Objective »
Give the listing again character for character, but drop the images.

Provided material »
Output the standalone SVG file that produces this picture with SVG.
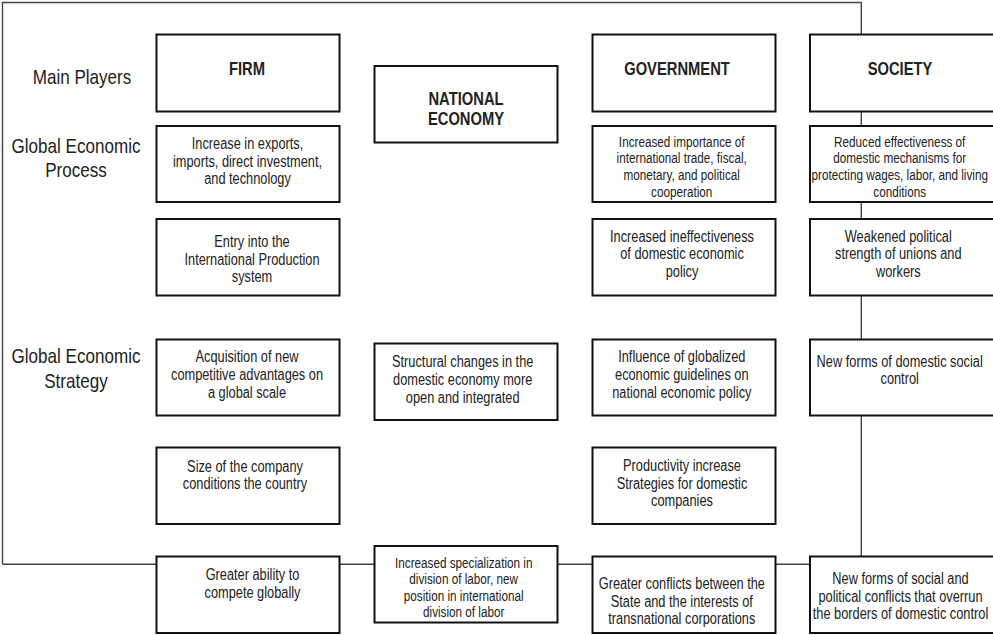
<svg xmlns="http://www.w3.org/2000/svg" width="993" height="635" viewBox="0 0 993 635">
<style>
.bg{fill:#fff}
.box{fill:#fff;stroke:#111;stroke-width:2}
.conn{fill:none;stroke:#444;stroke-width:1.4}
text{font-family:"Liberation Sans",Arial,sans-serif;fill:#222;text-anchor:middle}
.t{font-size:15.6px}
.s{font-size:14.3px}
.h{font-size:18px;font-weight:bold}
.lab{font-size:20.8px}
</style>
<rect class="bg" x="0" y="0" width="993" height="635"/>
<g id="connectors">
<path class="conn" d="M2.5 564.3 V2.5 H861.3 V560"/>
<path class="conn" d="M2.5 564.3 H994"/>
</g>
<g id="labels">
<g transform="translate(82 0) scale(.82 1)"><text class="lab" y="84">Main Players</text></g>
<g transform="translate(76 0) scale(.82 1)"><text class="lab" y="153">Global Economic</text><text class="lab" y="177">Process</text></g>
<g transform="translate(76 0) scale(.82 1)"><text class="lab" y="363.5">Global Economic</text><text class="lab" y="388">Strategy</text></g>
</g>
<g id="firm"><rect class="box" x="156.5" y="34.5" width="183" height="77"/>
<g transform="translate(247 0) scale(.82 1)"><text class="h" y="75">FIRM</text></g></g>
<g id="firm-process-1"><rect class="box" x="156.5" y="126" width="183" height="76"/>
<g transform="translate(247.5 0) scale(.82 1)">
<text class="t" y="149">Increase in exports,</text>
<text class="t" y="166.7">imports, direct investment,</text>
<text class="t" y="184.3">and technology</text></g></g>
<g id="firm-process-2"><rect class="box" x="156.5" y="219" width="183" height="76.5"/>
<g transform="translate(252 0) scale(.82 1)">
<text class="t" y="246.7">Entry into the</text>
<text class="t" y="264.6">International Production</text>
<text class="t" y="282.5">system</text></g></g>
<g id="firm-strategy-1"><rect class="box" x="156.5" y="339.5" width="183" height="76"/>
<g transform="translate(247 0) scale(.82 1)">
<text class="t" y="362.3">Acquisition of new</text>
<text class="t" y="380">competitive advantages on</text>
<text class="t" y="397.7">a global scale</text></g></g>
<g id="firm-strategy-2"><rect class="box" x="156.5" y="447.5" width="183" height="76.5"/>
<g transform="translate(245 0) scale(.82 1)">
<text class="t" y="471.7">Size of the company</text>
<text class="t" y="489.3">conditions the country</text></g></g>
<g id="firm-result"><rect class="box" x="156.5" y="556.5" width="183" height="76.5"/>
<g transform="translate(252.5 0) scale(.82 1)">
<text class="t" y="580">Greater ability to</text>
<text class="t" y="597.7">compete globally</text></g></g>
<g id="national-economy"><rect class="box" x="374.5" y="66" width="183" height="76.5"/>
<g transform="translate(466 0) scale(.82 1)">
<text class="h" y="105">NATIONAL</text>
<text class="h" y="125">ECONOMY</text></g></g>
<g id="national-strategy"><rect class="box" x="374.5" y="343.5" width="183" height="76.5"/>
<g transform="translate(462.7 0) scale(.82 1)">
<text class="t" y="367.3">Structural changes in the</text>
<text class="t" y="385">domestic economy more</text>
<text class="t" y="402.7">open and integrated</text></g></g>
<g id="national-result"><rect class="box" x="374.5" y="546" width="183" height="76.5"/>
<g transform="translate(463.7 0) scale(.82 1)">
<text class="s" y="568.3">Increased specialization in</text>
<text class="s" y="584.5">division of labor, new</text>
<text class="s" y="600.8">position in international</text>
<text class="s" y="617">division of labor</text></g></g>
<g id="government"><rect class="box" x="592.5" y="34.5" width="183" height="77"/>
<g transform="translate(677 0) scale(.82 1)"><text class="h" y="75">GOVERNMENT</text></g></g>
<g id="gov-process-1"><rect class="box" x="592.5" y="126" width="183" height="76"/>
<g transform="translate(681.7 0) scale(.82 1)">
<text class="s" y="146.7">Increased importance of</text>
<text class="s" y="163.3">international trade, fiscal,</text>
<text class="s" y="180">monetary, and political</text>
<text class="s" y="196.7">cooperation</text></g></g>
<g id="gov-process-2"><rect class="box" x="592.5" y="219" width="183" height="76.5"/>
<g transform="translate(682 0) scale(.82 1)">
<text class="t" y="241.7">Increased ineffectiveness</text>
<text class="t" y="259.4">of domestic economic</text>
<text class="t" y="277.1">policy</text></g></g>
<g id="gov-strategy-1"><rect class="box" x="592.5" y="339.5" width="183" height="76"/>
<g transform="translate(681.8 0) scale(.82 1)">
<text class="t" y="362.3">Influence of globalized</text>
<text class="t" y="380">economic guidelines on</text>
<text class="t" y="397.7">national economic policy</text></g></g>
<g id="gov-strategy-2"><rect class="box" x="592.5" y="447.5" width="183" height="76.5"/>
<g transform="translate(682 0) scale(.82 1)">
<text class="t" y="471">Productivity increase</text>
<text class="t" y="488.7">Strategies for domestic</text>
<text class="t" y="506.4">companies</text></g></g>
<g id="gov-result"><rect class="box" x="592.5" y="556.5" width="183" height="76.5"/>
<g transform="translate(681.8 0) scale(.82 1)">
<text class="t" y="589">Greater conflicts between the</text>
<text class="t" y="606.7">State and the interests of</text>
<text class="t" y="624.3">transnational corporations</text></g></g>
<g id="society"><rect class="box" x="810" y="34.5" width="184" height="77"/>
<g transform="translate(900 0) scale(.82 1)"><text class="h" y="75">SOCIETY</text></g></g>
<g id="soc-process-1"><rect class="box" x="810" y="126" width="184" height="76"/>
<g transform="translate(899.7 0) scale(.82 1)">
<text class="s" y="146.7">Reduced effectiveness of</text>
<text class="s" y="163.3">domestic mechanisms for</text>
<text class="s" y="180">protecting wages, labor, and living</text>
<text class="s" y="196.7">conditions</text></g></g>
<g id="soc-process-2"><rect class="box" x="810" y="219" width="184" height="76.5"/>
<g transform="translate(898.3 0) scale(.82 1)">
<text class="t" y="241.7">Weakened political</text>
<text class="t" y="259.4">strength of unions and</text>
<text class="t" y="277.1">workers</text></g></g>
<g id="soc-strategy-1"><rect class="box" x="810" y="339.5" width="184" height="76"/>
<g transform="translate(899.7 0) scale(.82 1)">
<text class="t" y="366.7">New forms of domestic social</text>
<text class="t" y="384.3">control</text></g></g>
<g id="soc-result"><rect class="box" x="810" y="556.5" width="184" height="76.5"/>
<g transform="translate(900.5 0) scale(.82 1)">
<text class="t" y="584.3">New forms of social and</text>
<text class="t" y="601.8">political conflicts that overrun</text>
<text class="t" y="619.5">the borders of domestic control</text></g></g>
</svg>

Result of the exercise »
Output the standalone SVG file that produces this picture with SVG.
<svg xmlns="http://www.w3.org/2000/svg" width="993" height="635" viewBox="0 0 993 635">
<style>
.bg{fill:#fff}
.box{fill:#fff;stroke:#111;stroke-width:2}
.conn{fill:none;stroke:#444;stroke-width:1.4}
text{font-family:"Liberation Sans",Arial,sans-serif;fill:#222;text-anchor:middle}
.t{font-size:15.6px}
.s{font-size:14.3px}
.h{font-size:18px;font-weight:bold}
.lab{font-size:20.8px}
</style>
<rect class="bg" x="0" y="0" width="993" height="635"/>
<g id="connectors">
<path class="conn" d="M2.5 564.3 V2.5 H861.3 V560"/>
<path class="conn" d="M2.5 564.3 H994"/>
</g>
<g id="labels">
<g transform="translate(82 0) scale(.82 1)"><text class="lab" y="84">Main Players</text></g>
<g transform="translate(76 0) scale(.82 1)"><text class="lab" y="153">Global Economic</text><text class="lab" y="177">Process</text></g>
<g transform="translate(76 0) scale(.82 1)"><text class="lab" y="363.5">Global Economic</text><text class="lab" y="388">Strategy</text></g>
</g>
<g id="firm"><rect class="box" x="156.5" y="34.5" width="183" height="77"/>
<g transform="translate(247 0) scale(.82 1)"><text class="h" y="75">FIRM</text></g></g>
<g id="firm-process-1"><rect class="box" x="156.5" y="126" width="183" height="76"/>
<g transform="translate(247.5 0) scale(.82 1)">
<text class="t" y="149">Increase in exports,</text>
<text class="t" y="166.7">imports, direct investment,</text>
<text class="t" y="184.3">and technology</text></g></g>
<g id="firm-process-2"><rect class="box" x="156.5" y="219" width="183" height="76.5"/>
<g transform="translate(252 0) scale(.82 1)">
<text class="t" y="246.7">Entry into the</text>
<text class="t" y="264.6">International Production</text>
<text class="t" y="282.5">system</text></g></g>
<g id="firm-strategy-1"><rect class="box" x="156.5" y="339.5" width="183" height="76"/>
<g transform="translate(247 0) scale(.82 1)">
<text class="t" y="362.3">Acquisition of new</text>
<text class="t" y="380">competitive advantages on</text>
<text class="t" y="397.7">a global scale</text></g></g>
<g id="firm-strategy-2"><rect class="box" x="156.5" y="447.5" width="183" height="76.5"/>
<g transform="translate(245 0) scale(.82 1)">
<text class="t" y="471.7">Size of the company</text>
<text class="t" y="489.3">conditions the country</text></g></g>
<g id="firm-result"><rect class="box" x="156.5" y="556.5" width="183" height="76.5"/>
<g transform="translate(252.5 0) scale(.82 1)">
<text class="t" y="580">Greater ability to</text>
<text class="t" y="597.7">compete globally</text></g></g>
<g id="national-economy"><rect class="box" x="374.5" y="66" width="183" height="76.5"/>
<g transform="translate(466 0) scale(.82 1)">
<text class="h" y="105">NATIONAL</text>
<text class="h" y="125">ECONOMY</text></g></g>
<g id="national-strategy"><rect class="box" x="374.5" y="343.5" width="183" height="76.5"/>
<g transform="translate(462.7 0) scale(.82 1)">
<text class="t" y="367.3">Structural changes in the</text>
<text class="t" y="385">domestic economy more</text>
<text class="t" y="402.7">open and integrated</text></g></g>
<g id="national-result"><rect class="box" x="374.5" y="546" width="183" height="76.5"/>
<g transform="translate(463.7 0) scale(.82 1)">
<text class="s" y="568.3">Increased specialization in</text>
<text class="s" y="584.5">division of labor, new</text>
<text class="s" y="600.8">position in international</text>
<text class="s" y="617">division of labor</text></g></g>
<g id="government"><rect class="box" x="592.5" y="34.5" width="183" height="77"/>
<g transform="translate(677 0) scale(.82 1)"><text class="h" y="75">GOVERNMENT</text></g></g>
<g id="gov-process-1"><rect class="box" x="592.5" y="126" width="183" height="76"/>
<g transform="translate(681.7 0) scale(.82 1)">
<text class="s" y="146.7">Increased importance of</text>
<text class="s" y="163.3">international trade, fiscal,</text>
<text class="s" y="180">monetary, and political</text>
<text class="s" y="196.7">cooperation</text></g></g>
<g id="gov-process-2"><rect class="box" x="592.5" y="219" width="183" height="76.5"/>
<g transform="translate(682 0) scale(.82 1)">
<text class="t" y="241.7">Increased ineffectiveness</text>
<text class="t" y="259.4">of domestic economic</text>
<text class="t" y="277.1">policy</text></g></g>
<g id="gov-strategy-1"><rect class="box" x="592.5" y="339.5" width="183" height="76"/>
<g transform="translate(681.8 0) scale(.82 1)">
<text class="t" y="362.3">Influence of globalized</text>
<text class="t" y="380">economic guidelines on</text>
<text class="t" y="397.7">national economic policy</text></g></g>
<g id="gov-strategy-2"><rect class="box" x="592.5" y="447.5" width="183" height="76.5"/>
<g transform="translate(682 0) scale(.82 1)">
<text class="t" y="471">Productivity increase</text>
<text class="t" y="488.7">Strategies for domestic</text>
<text class="t" y="506.4">companies</text></g></g>
<g id="gov-result"><rect class="box" x="592.5" y="556.5" width="183" height="76.5"/>
<g transform="translate(681.8 0) scale(.82 1)">
<text class="t" y="589">Greater conflicts between the</text>
<text class="t" y="606.7">State and the interests of</text>
<text class="t" y="624.3">transnational corporations</text></g></g>
<g id="society"><rect class="box" x="810" y="34.5" width="184" height="77"/>
<g transform="translate(900 0) scale(.82 1)"><text class="h" y="75">SOCIETY</text></g></g>
<g id="soc-process-1"><rect class="box" x="810" y="126" width="184" height="76"/>
<g transform="translate(899.7 0) scale(.82 1)">
<text class="s" y="146.7">Reduced effectiveness of</text>
<text class="s" y="163.3">domestic mechanisms for</text>
<text class="s" y="180">protecting wages, labor, and living</text>
<text class="s" y="196.7">conditions</text></g></g>
<g id="soc-process-2"><rect class="box" x="810" y="219" width="184" height="76.5"/>
<g transform="translate(898.3 0) scale(.82 1)">
<text class="t" y="241.7">Weakened political</text>
<text class="t" y="259.4">strength of unions and</text>
<text class="t" y="277.1">workers</text></g></g>
<g id="soc-strategy-1"><rect class="box" x="810" y="339.5" width="184" height="76"/>
<g transform="translate(899.7 0) scale(.82 1)">
<text class="t" y="366.7">New forms of domestic social</text>
<text class="t" y="384.3">control</text></g></g>
<g id="soc-result"><rect class="box" x="810" y="556.5" width="184" height="76.5"/>
<g transform="translate(900.5 0) scale(.82 1)">
<text class="t" y="584.3">New forms of social and</text>
<text class="t" y="601.8">political conflicts that overrun</text>
<text class="t" y="619.5">the borders of domestic control</text></g></g>
</svg>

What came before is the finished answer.